%%
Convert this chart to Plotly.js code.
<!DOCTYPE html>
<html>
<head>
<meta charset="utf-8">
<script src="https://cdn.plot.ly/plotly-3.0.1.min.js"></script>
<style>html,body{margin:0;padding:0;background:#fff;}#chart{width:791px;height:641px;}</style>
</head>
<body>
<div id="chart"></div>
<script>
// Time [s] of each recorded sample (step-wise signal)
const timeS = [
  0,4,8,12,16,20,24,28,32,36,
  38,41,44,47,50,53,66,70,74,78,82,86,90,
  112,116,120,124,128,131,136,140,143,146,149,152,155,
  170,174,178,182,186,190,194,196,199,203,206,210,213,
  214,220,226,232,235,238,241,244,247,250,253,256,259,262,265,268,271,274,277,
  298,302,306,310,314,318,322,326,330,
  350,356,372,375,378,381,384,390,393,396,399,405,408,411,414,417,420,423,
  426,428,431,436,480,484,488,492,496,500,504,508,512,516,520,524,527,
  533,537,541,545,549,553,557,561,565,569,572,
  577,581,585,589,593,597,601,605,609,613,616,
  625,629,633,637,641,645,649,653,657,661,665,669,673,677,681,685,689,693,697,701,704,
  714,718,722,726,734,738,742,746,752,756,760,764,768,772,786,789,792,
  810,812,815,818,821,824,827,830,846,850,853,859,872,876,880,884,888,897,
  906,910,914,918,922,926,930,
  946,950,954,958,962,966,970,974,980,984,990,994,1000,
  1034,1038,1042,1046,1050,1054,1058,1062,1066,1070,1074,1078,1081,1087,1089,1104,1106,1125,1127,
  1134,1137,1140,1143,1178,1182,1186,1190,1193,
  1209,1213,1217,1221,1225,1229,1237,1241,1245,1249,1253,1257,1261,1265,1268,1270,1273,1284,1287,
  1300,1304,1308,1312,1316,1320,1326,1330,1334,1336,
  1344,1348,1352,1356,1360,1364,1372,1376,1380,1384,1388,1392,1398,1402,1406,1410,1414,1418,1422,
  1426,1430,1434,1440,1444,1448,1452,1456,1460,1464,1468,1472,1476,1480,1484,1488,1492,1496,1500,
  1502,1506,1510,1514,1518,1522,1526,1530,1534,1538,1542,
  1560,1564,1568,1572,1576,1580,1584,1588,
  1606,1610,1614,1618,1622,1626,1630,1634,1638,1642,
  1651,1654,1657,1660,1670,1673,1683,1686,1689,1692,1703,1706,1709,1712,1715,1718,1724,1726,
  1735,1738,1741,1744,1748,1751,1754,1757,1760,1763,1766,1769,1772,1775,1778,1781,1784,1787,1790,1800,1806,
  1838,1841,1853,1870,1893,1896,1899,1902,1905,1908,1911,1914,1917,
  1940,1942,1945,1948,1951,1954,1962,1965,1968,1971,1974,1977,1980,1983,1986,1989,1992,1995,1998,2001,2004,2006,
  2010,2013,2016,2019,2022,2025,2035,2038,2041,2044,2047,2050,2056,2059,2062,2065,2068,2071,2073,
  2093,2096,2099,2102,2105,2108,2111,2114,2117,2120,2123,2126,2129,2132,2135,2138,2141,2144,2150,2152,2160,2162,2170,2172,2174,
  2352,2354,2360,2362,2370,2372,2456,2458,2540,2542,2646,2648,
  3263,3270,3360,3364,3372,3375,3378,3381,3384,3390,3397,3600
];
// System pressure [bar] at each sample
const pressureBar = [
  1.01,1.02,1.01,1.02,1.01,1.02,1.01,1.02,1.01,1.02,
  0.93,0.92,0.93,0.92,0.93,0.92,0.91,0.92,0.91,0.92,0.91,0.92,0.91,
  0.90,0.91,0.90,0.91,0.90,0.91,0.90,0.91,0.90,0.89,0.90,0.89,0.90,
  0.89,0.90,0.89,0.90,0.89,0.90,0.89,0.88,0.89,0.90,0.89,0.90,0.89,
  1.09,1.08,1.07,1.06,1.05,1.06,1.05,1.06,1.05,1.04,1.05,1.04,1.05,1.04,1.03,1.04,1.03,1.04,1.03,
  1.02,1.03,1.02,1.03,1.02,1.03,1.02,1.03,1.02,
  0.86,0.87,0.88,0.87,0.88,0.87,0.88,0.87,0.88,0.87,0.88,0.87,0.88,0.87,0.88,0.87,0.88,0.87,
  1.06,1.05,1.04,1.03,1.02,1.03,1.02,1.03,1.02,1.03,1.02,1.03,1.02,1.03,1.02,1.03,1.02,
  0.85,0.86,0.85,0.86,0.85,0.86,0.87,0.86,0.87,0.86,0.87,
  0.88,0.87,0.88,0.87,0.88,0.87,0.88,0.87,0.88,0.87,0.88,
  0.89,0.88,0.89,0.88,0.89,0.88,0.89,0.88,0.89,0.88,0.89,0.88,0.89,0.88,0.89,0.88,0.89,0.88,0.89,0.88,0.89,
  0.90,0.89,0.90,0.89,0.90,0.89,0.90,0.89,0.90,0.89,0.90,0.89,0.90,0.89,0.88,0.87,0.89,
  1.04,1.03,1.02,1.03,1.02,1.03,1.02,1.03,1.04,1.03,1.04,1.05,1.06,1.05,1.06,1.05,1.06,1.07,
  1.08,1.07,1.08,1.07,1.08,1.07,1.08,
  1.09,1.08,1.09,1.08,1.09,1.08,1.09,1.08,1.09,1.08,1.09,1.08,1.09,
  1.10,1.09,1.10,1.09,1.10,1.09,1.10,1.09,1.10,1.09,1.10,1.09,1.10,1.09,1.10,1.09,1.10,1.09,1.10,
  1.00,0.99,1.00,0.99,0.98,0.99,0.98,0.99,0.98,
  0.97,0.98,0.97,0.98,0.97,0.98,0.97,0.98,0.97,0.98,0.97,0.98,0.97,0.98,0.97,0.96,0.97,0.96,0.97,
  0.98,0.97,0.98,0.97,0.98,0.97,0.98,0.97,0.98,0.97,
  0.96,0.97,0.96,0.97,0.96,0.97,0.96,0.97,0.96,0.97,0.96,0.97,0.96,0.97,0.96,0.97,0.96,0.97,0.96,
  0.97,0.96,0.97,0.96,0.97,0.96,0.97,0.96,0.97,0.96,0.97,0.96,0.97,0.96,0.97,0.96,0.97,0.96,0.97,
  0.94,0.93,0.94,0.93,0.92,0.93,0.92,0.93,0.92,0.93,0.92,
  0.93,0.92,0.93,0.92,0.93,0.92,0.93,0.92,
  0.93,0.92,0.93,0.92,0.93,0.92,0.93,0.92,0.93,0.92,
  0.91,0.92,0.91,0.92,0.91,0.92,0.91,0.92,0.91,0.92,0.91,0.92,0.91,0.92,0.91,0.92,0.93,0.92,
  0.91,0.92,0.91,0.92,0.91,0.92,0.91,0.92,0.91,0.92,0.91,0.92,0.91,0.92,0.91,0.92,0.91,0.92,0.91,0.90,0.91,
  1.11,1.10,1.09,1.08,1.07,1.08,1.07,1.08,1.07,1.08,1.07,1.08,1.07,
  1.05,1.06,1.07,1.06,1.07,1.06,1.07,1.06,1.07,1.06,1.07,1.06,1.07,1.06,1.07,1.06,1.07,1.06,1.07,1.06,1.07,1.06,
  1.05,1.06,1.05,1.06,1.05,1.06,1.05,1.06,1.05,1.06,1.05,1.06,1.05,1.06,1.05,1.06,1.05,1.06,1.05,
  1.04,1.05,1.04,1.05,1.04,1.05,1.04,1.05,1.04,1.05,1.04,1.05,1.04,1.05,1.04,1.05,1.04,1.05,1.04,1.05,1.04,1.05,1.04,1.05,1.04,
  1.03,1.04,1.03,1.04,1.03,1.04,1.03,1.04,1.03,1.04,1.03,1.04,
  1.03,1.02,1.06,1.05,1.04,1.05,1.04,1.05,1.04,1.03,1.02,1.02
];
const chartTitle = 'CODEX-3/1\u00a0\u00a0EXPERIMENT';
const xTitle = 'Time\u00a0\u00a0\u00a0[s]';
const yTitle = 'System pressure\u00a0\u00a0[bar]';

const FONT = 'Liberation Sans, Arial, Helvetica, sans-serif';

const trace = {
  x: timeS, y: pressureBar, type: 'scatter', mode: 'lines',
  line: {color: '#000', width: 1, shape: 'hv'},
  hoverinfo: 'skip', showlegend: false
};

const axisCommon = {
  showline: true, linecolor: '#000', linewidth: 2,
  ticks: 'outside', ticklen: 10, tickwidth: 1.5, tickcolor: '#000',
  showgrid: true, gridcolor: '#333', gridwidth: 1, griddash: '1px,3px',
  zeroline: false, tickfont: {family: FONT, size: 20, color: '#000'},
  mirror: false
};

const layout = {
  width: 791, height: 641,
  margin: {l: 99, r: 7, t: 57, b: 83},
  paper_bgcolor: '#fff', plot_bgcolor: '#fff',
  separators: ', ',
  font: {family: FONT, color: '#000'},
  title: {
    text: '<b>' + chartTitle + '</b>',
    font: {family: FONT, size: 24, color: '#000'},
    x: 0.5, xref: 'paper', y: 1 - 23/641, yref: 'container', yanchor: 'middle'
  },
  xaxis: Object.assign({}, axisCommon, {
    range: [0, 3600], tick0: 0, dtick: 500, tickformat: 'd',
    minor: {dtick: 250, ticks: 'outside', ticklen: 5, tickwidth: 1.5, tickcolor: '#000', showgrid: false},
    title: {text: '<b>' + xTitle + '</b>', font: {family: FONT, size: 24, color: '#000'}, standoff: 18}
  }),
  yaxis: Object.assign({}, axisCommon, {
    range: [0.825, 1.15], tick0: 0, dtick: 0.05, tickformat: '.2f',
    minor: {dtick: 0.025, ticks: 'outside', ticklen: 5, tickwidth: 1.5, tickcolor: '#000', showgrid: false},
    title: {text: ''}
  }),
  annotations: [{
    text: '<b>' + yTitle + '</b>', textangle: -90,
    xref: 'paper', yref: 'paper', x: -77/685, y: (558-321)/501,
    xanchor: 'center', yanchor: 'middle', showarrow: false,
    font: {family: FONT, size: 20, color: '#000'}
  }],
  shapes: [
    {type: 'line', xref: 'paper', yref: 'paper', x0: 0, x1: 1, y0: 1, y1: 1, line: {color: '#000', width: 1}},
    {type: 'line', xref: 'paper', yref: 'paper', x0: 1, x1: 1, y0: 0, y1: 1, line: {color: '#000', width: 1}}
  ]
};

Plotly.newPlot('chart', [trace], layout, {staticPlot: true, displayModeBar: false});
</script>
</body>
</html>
%%
%%
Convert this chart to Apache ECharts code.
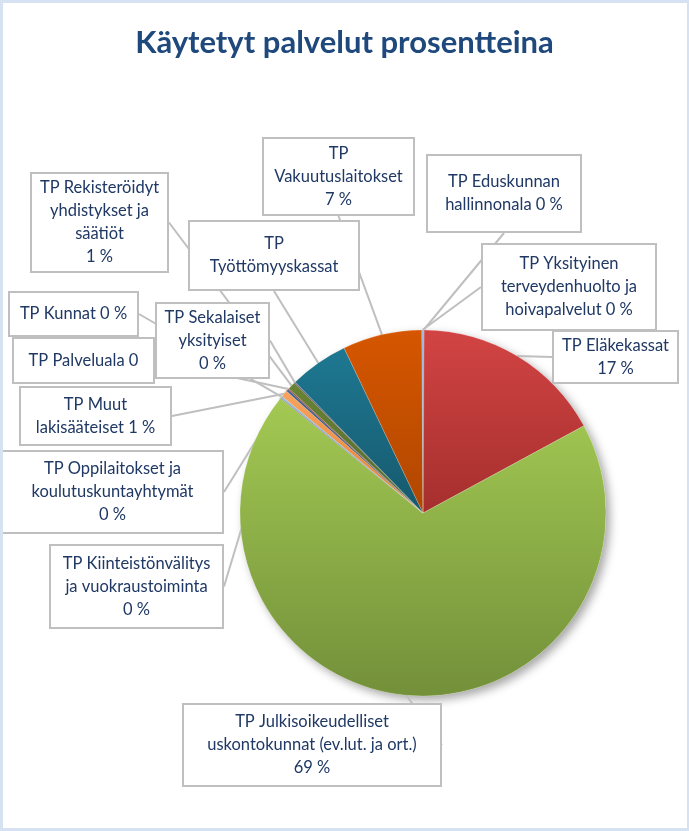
%%
**Given request**
Search the data for "Convert". Copy every line that has it.

**Answer for the task**
Convert this chart to Plotly.js code.
Convert this chart to Apache ECharts code.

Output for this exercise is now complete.